_Problem to solve_: Each line of the material must be repeated precisely, with the pictures left out.

=== Material ===

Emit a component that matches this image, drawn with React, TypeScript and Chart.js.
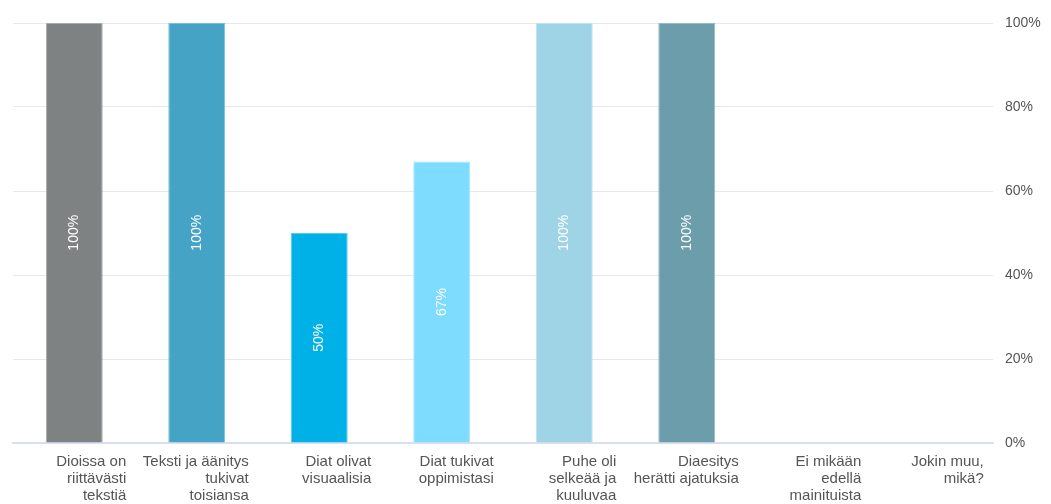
import React, { useEffect, useRef } from "react";
import { Chart, registerables } from "chart.js";

Chart.register(...registerables);

const categories: string[][] = [
  ["Dioissa on", "riittävästi", "tekstiä"],
  ["Teksti ja äänitys", "tukivat", "toisiansa"],
  ["Diat olivat", "visuaalisia"],
  ["Diat tukivat", "oppimistasi"],
  ["Puhe oli", "selkeää ja", "kuuluvaa"],
  ["Diaesitys", "herätti ajatuksia"],
  ["Ei mikään", "edellä", "mainituista"],
  ["Jokin muu,", "mikä?"],
];
const values: number[] = [100, 100, 50, 67, 100, 100, 0, 0];
const barColors: string[] = [
  "#7e8283",
  "#45a4c6",
  "#00b1e8",
  "#7ddcff",
  "#9fd3e6",
  "#6b9dab",
  "#999999",
  "#999999",
];
const borderColors: string[] = [
  "#a9acad",
  "#7cc0d8",
  "#5ccbf0",
  "#a6e7ff",
  "#c0e2ef",
  "#95bac4",
  "#999999",
  "#999999",
];
const yTicks: number[] = [0, 20, 40, 60, 80, 100];

const valueLabelPlugin = {
  id: "valueLabels",
  afterDatasetsDraw(chart: any) {
    const { ctx } = chart;
    const meta = chart.getDatasetMeta(0);
    ctx.save();
    ctx.fillStyle = "#ffffff";
    ctx.font = "14px 'Liberation Sans', Arial, sans-serif";
    ctx.textAlign = "center";
    ctx.textBaseline = "middle";
    meta.data.forEach((bar: any, i: number) => {
      const v = values[i];
      if (!v) return;
      const x = bar.x;
      const y = (bar.y + bar.base) / 2;
      ctx.save();
      ctx.translate(x, y);
      ctx.rotate(-Math.PI / 2);
      ctx.fillText(`${v}%`, 0, 0);
      ctx.restore();
    });
    ctx.restore();
  },
};

export default function App() {
  const ref = useRef<HTMLCanvasElement | null>(null);
  useEffect(() => {
    if (!ref.current) return;
    const chart = new Chart(ref.current, {
      type: "bar",
      data: {
        labels: categories,
        datasets: [
          {
            data: values,
            backgroundColor: barColors,
            borderColor: borderColors,
            borderWidth: 1,
            barPercentage: 0.465,
            categoryPercentage: 1,
          },
        ],
      },
      options: {
        responsive: false,
        animation: false,
        layout: { padding: { left: 5, top: 15, right: 0, bottom: 0 } },
        plugins: {
          legend: { display: false },
          tooltip: { enabled: false },
        },
        scales: {
          x: {
            afterFit: (scale: any) => {
              scale.paddingLeft = 0;
              scale.paddingRight = 0;
              scale.height = 61;
            },
            grid: { display: false, drawTicks: false },
            border: { display: true, color: "#dadff0", width: 2 },
            ticks: {
              align: "end",
              labelOffset: 52,
              maxRotation: 0,
              minRotation: 0,
              autoSkip: false,
              padding: 10,
              color: "#555555",
              font: { family: "'Liberation Sans', Arial, sans-serif", size: 15, lineHeight: 1.14 },
            },
          },
          y: {
            position: "right",
            min: 0,
            max: 100,
            afterBuildTicks: (axis: any) => {
              axis.ticks = yTicks.map((v) => ({ value: v }));
            },
            afterFit: (scale: any) => {
              scale.paddingTop = 0;
              scale.paddingBottom = 0;
              scale.width = 58;
            },
            grid: { color: "#e8e8e8", drawTicks: false, lineWidth: 1 },
            border: { display: false },
            ticks: {
              padding: 12,
              color: "#555555",
              font: { family: "'Liberation Sans', Arial, sans-serif", size: 14 },
              callback: (v: any) => `${v}%`,
            },
          },
        },
      },
      plugins: [valueLabelPlugin],
    });
    return () => chart.destroy();
  }, []);
  return <canvas ref={ref} width={1043} height={496} style={{ display: "block" }} />;
}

===

_The response_:
Emit a component that matches this image, drawn with React, TypeScript and Chart.js.
import React, { useEffect, useRef } from "react";
import { Chart, registerables } from "chart.js";

Chart.register(...registerables);

const categories: string[][] = [
  ["Dioissa on", "riittävästi", "tekstiä"],
  ["Teksti ja äänitys", "tukivat", "toisiansa"],
  ["Diat olivat", "visuaalisia"],
  ["Diat tukivat", "oppimistasi"],
  ["Puhe oli", "selkeää ja", "kuuluvaa"],
  ["Diaesitys", "herätti ajatuksia"],
  ["Ei mikään", "edellä", "mainituista"],
  ["Jokin muu,", "mikä?"],
];
const values: number[] = [100, 100, 50, 67, 100, 100, 0, 0];
const barColors: string[] = [
  "#7e8283",
  "#45a4c6",
  "#00b1e8",
  "#7ddcff",
  "#9fd3e6",
  "#6b9dab",
  "#999999",
  "#999999",
];
const borderColors: string[] = [
  "#a9acad",
  "#7cc0d8",
  "#5ccbf0",
  "#a6e7ff",
  "#c0e2ef",
  "#95bac4",
  "#999999",
  "#999999",
];
const yTicks: number[] = [0, 20, 40, 60, 80, 100];

const valueLabelPlugin = {
  id: "valueLabels",
  afterDatasetsDraw(chart: any) {
    const { ctx } = chart;
    const meta = chart.getDatasetMeta(0);
    ctx.save();
    ctx.fillStyle = "#ffffff";
    ctx.font = "14px 'Liberation Sans', Arial, sans-serif";
    ctx.textAlign = "center";
    ctx.textBaseline = "middle";
    meta.data.forEach((bar: any, i: number) => {
      const v = values[i];
      if (!v) return;
      const x = bar.x;
      const y = (bar.y + bar.base) / 2;
      ctx.save();
      ctx.translate(x, y);
      ctx.rotate(-Math.PI / 2);
      ctx.fillText(`${v}%`, 0, 0);
      ctx.restore();
    });
    ctx.restore();
  },
};

export default function App() {
  const ref = useRef<HTMLCanvasElement | null>(null);
  useEffect(() => {
    if (!ref.current) return;
    const chart = new Chart(ref.current, {
      type: "bar",
      data: {
        labels: categories,
        datasets: [
          {
            data: values,
            backgroundColor: barColors,
            borderColor: borderColors,
            borderWidth: 1,
            barPercentage: 0.465,
            categoryPercentage: 1,
          },
        ],
      },
      options: {
        responsive: false,
        animation: false,
        layout: { padding: { left: 5, top: 15, right: 0, bottom: 0 } },
        plugins: {
          legend: { display: false },
          tooltip: { enabled: false },
        },
        scales: {
          x: {
            afterFit: (scale: any) => {
              scale.paddingLeft = 0;
              scale.paddingRight = 0;
              scale.height = 61;
            },
            grid: { display: false, drawTicks: false },
            border: { display: true, color: "#dadff0", width: 2 },
            ticks: {
              align: "end",
              labelOffset: 52,
              maxRotation: 0,
              minRotation: 0,
              autoSkip: false,
              padding: 10,
              color: "#555555",
              font: { family: "'Liberation Sans', Arial, sans-serif", size: 15, lineHeight: 1.14 },
            },
          },
          y: {
            position: "right",
            min: 0,
            max: 100,
            afterBuildTicks: (axis: any) => {
              axis.ticks = yTicks.map((v) => ({ value: v }));
            },
            afterFit: (scale: any) => {
              scale.paddingTop = 0;
              scale.paddingBottom = 0;
              scale.width = 58;
            },
            grid: { color: "#e8e8e8", drawTicks: false, lineWidth: 1 },
            border: { display: false },
            ticks: {
              padding: 12,
              color: "#555555",
              font: { family: "'Liberation Sans', Arial, sans-serif", size: 14 },
              callback: (v: any) => `${v}%`,
            },
          },
        },
      },
      plugins: [valueLabelPlugin],
    });
    return () => chart.destroy();
  }, []);
  return <canvas ref={ref} width={1043} height={496} style={{ display: "block" }} />;
}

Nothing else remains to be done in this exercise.